1.「使用」と「報告」を別の行為として区別
   この『管理弁法』では、商業分野における使い捨てプラスチック製品の使用行為と報告行為を異なる行為として区別しました。(『管理弁法』第2条、第5条)
(1)規制主体が異なる
   使用行為の規制対象となるのは、商品小売、電子商取引、飲食、宿泊、展覧の5種類の主体です。一方、報告行為の規制対象となるのは、小売場所を開設している店舗事業者(スーパーマーケット、デパートなど)、電子商取引プラットフォーム企業、デリバリー企業などの3種類の主体です。
   つまり、プラスチック製品の使用と報告に関しては、異なる対象分野の経営者に対する政府当局の要求要件がそれぞれ具体的に異なっているという点に注意が必要です。 (『管理弁法』第9条から第19条)
(2)規制されるプラスチック製品が異なる
   使用行為は非分解性使い捨てプラスチック製品を規制するものであり、報告行為は使い捨てプラスチック製品を分解性か非分解性かを区別せずに規制するものです。
   実務上で、どのプラスチック製品が非分解性であるかについては、各企業がプラスチック製品の使用禁止・制限についての国家が定める具体的な要求事項を参照することにより、正しく判断することができます。

2.処罰条項の追加
   今回の『管理弁法』には処罰条項が追加されており、経営者がプラスチック製品の使用禁止・制限に関する国家規定に違反、プラスチック製品の使用・報告に関する規定に違反した場合には、商務部門が経営者を処罰する法的根拠を有することになります。
   例えば、プラスチック製品の使用の禁止と制限に関する国家規定に違反すると、県級以上の地方商務主管部門が経営者に最高10万元の罰金を科す可能性があります。(『管理弁法』第15条)

◆日本企業へのアドバイス
   プラスチックの禁止制限についての規制は動的なものであるため、将来的に使い捨てプラスチック製品の使用要件も変更される可能性があり、また各省級の商務主管部門が地域の実情に基づいて特定の実施細則を策定する可能性があります。

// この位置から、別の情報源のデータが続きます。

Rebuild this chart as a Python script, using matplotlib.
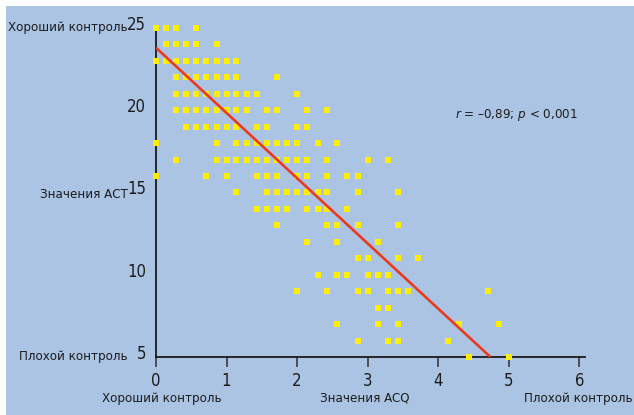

   これらを考慮し、商品小売、飲食、宿泊、電子商取引、デパート、スーパーマーケット、デリバリーなどに携わる日本企業が、使い捨てプラスチック製品の使用と報告に関する現地の商務主管部門の政策と規制の動向にタイムリーに注意を払うことは、非常に重要であるといえます。生産経営にまつわる慣行において現地弁護士によるコンプライアンス評価・調整を受け、遵守するなら、政府当局からの処罰を受けかねない状況を回避し、減らすことができるでしょう。